Lutz encourages others to read literature to promote empathy, especially literature from other cultures. “I think that cultivating a kind of openness to the point of view of others, listening rather than talking to others, and actively trying to understand where they’re coming from before leaping to a judgment would be [great] advice,” he said. “Empathy is fundamentally connected to my commitment to the liberal arts and sciences, which is to me something that teaches the value of perspective-taking, and inhabiting the world that other peoples might inhabit.”

Empathy, according to Lutz, should be extended even to “bad” people. He cited Raskolnikov, the student-murderer of Fyodor Dostoevsky’s “Crime and Punishment,” and Humbert Humbert, the pedophile and rapist
of Vladimir Nabokov’s “Lolita” as examples. “We do need to have empathy for those who are bad, because we need to understand evil so that we can prevent it,” Lutz said. “Empathy is not endorsement, and that’s where I think people get confused.”

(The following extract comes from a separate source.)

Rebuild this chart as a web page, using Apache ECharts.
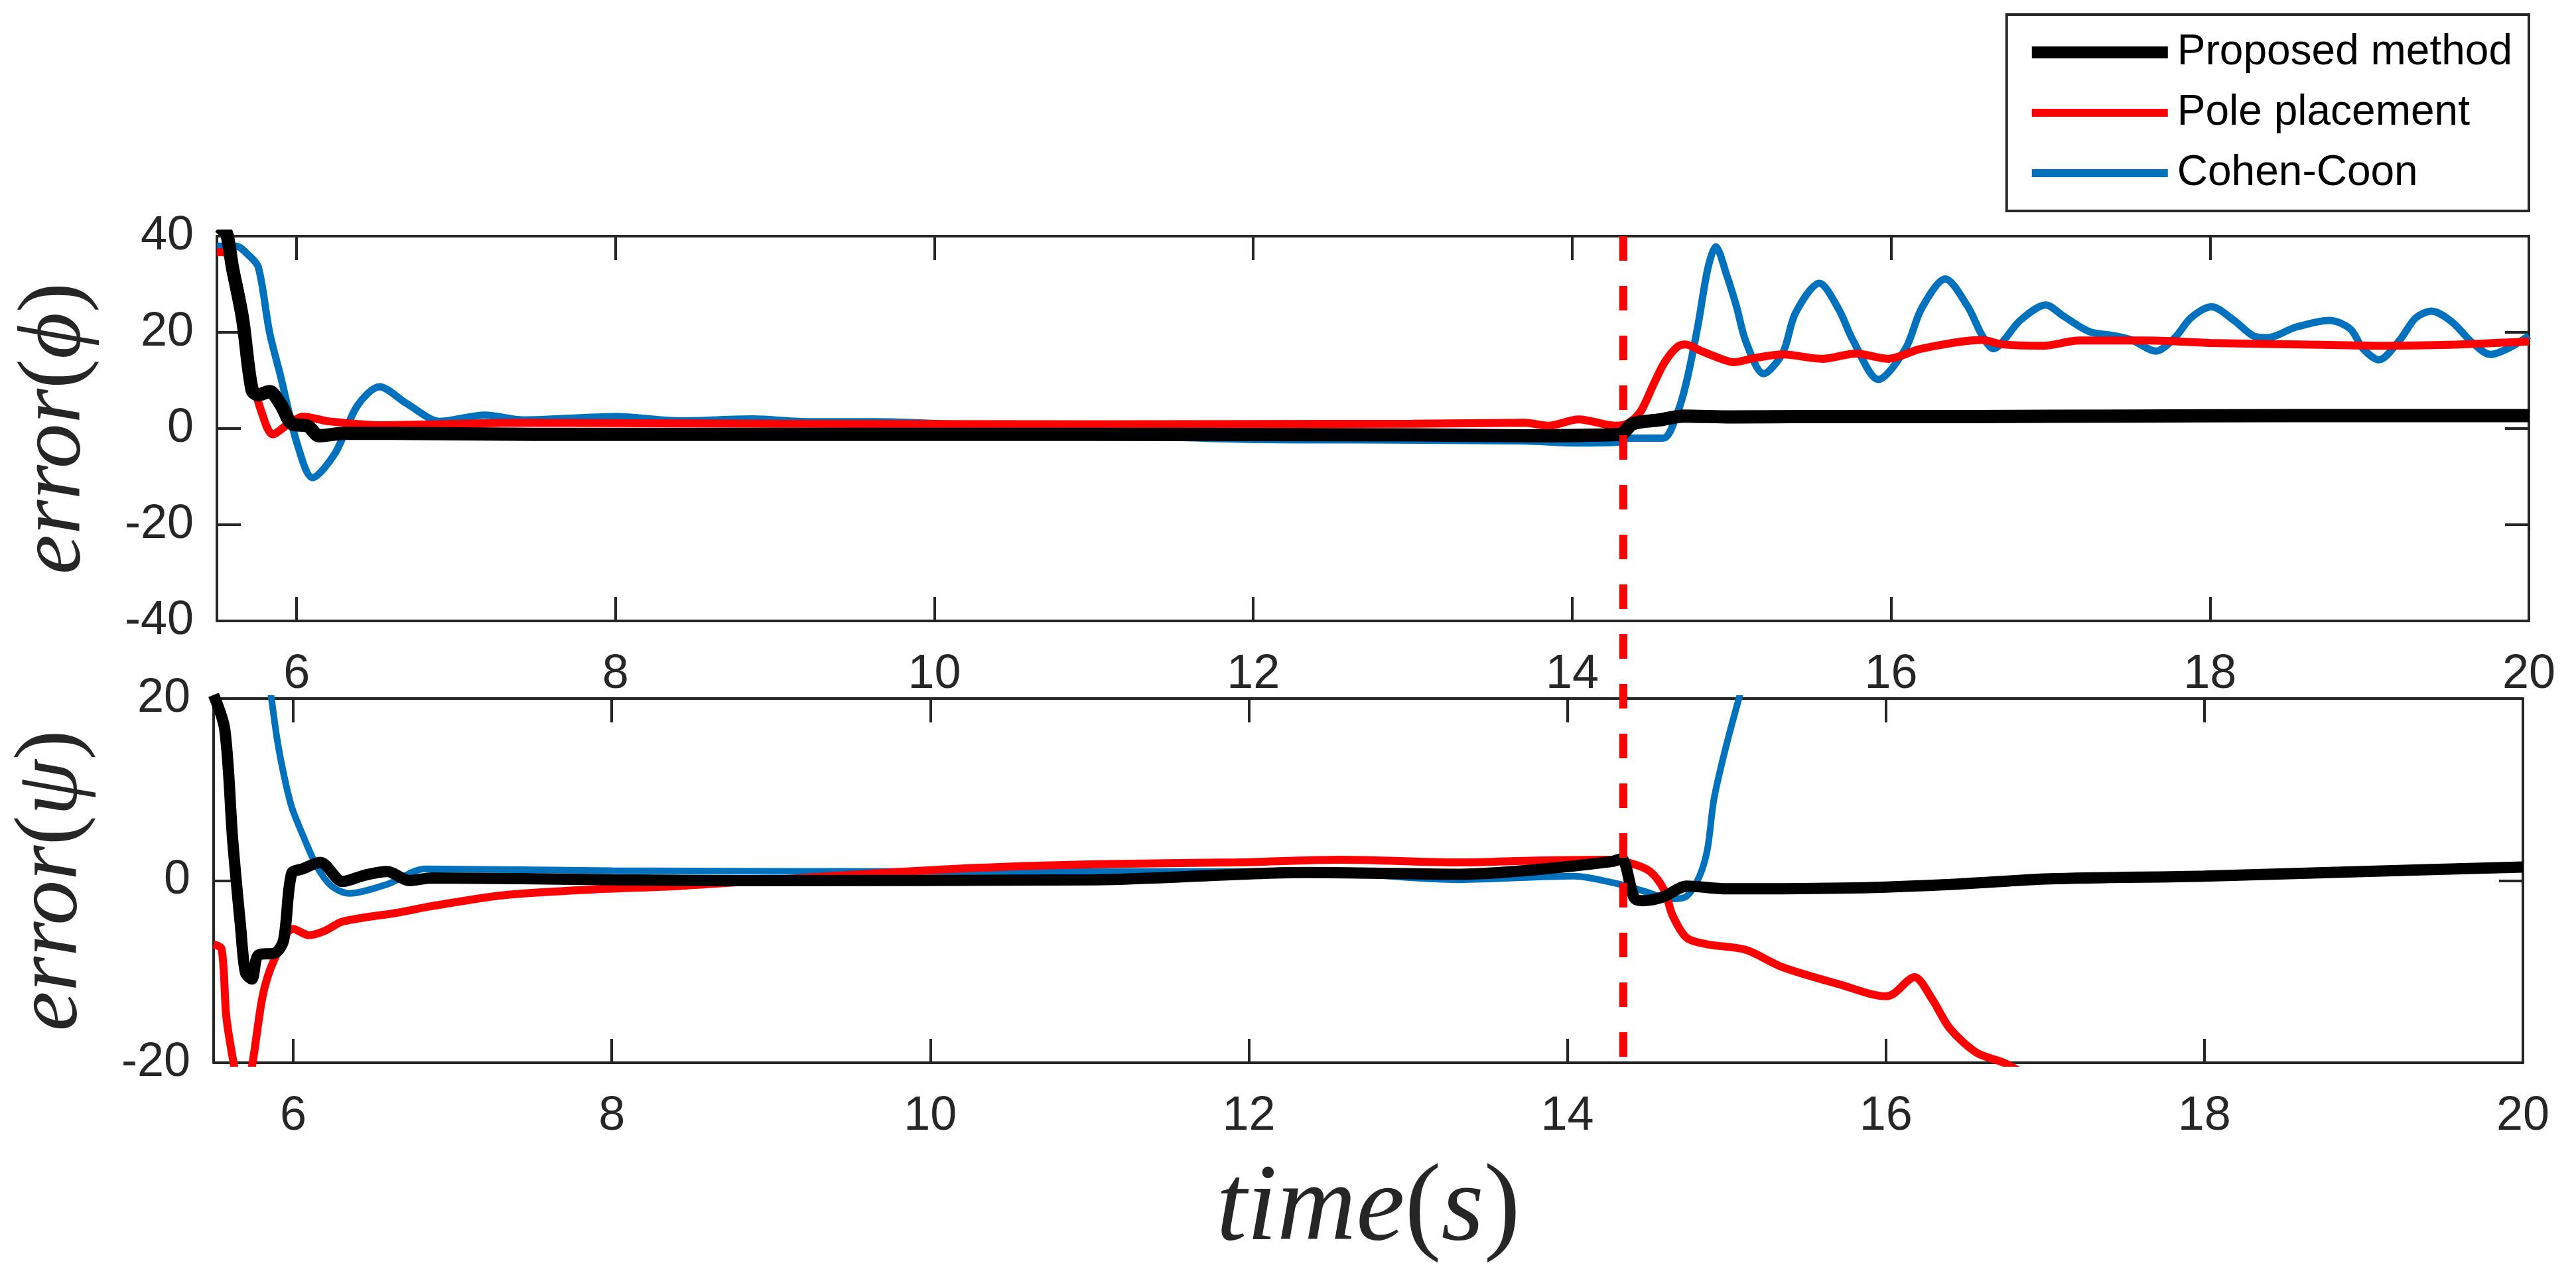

“King Lear” shows the problems that arise from the absence of empathy, Lutz said. “Shakespeare’s deeply caught up in the problem of empathy, and the play is a depiction of the consequences of the absence of empathy,” he said. “So by being disenfranchised himself, he comes to occupy and recognize what it’s like to be the very lowest beggar in society, and that leads him to at least the idea that he has to do something.”

Lutz’s interest in this project started from his meditations on his readings. “When I started thinking about it, I started thinking about numerous books that I loved, where the authors were deeply engaged in dealing with empathy as a human problem.” He saw it in action in all these books.

Lutz anticipates his book will be finished in two years; he is currently “well into the research for the opening introduction.” He does not yet have a publisher lined up.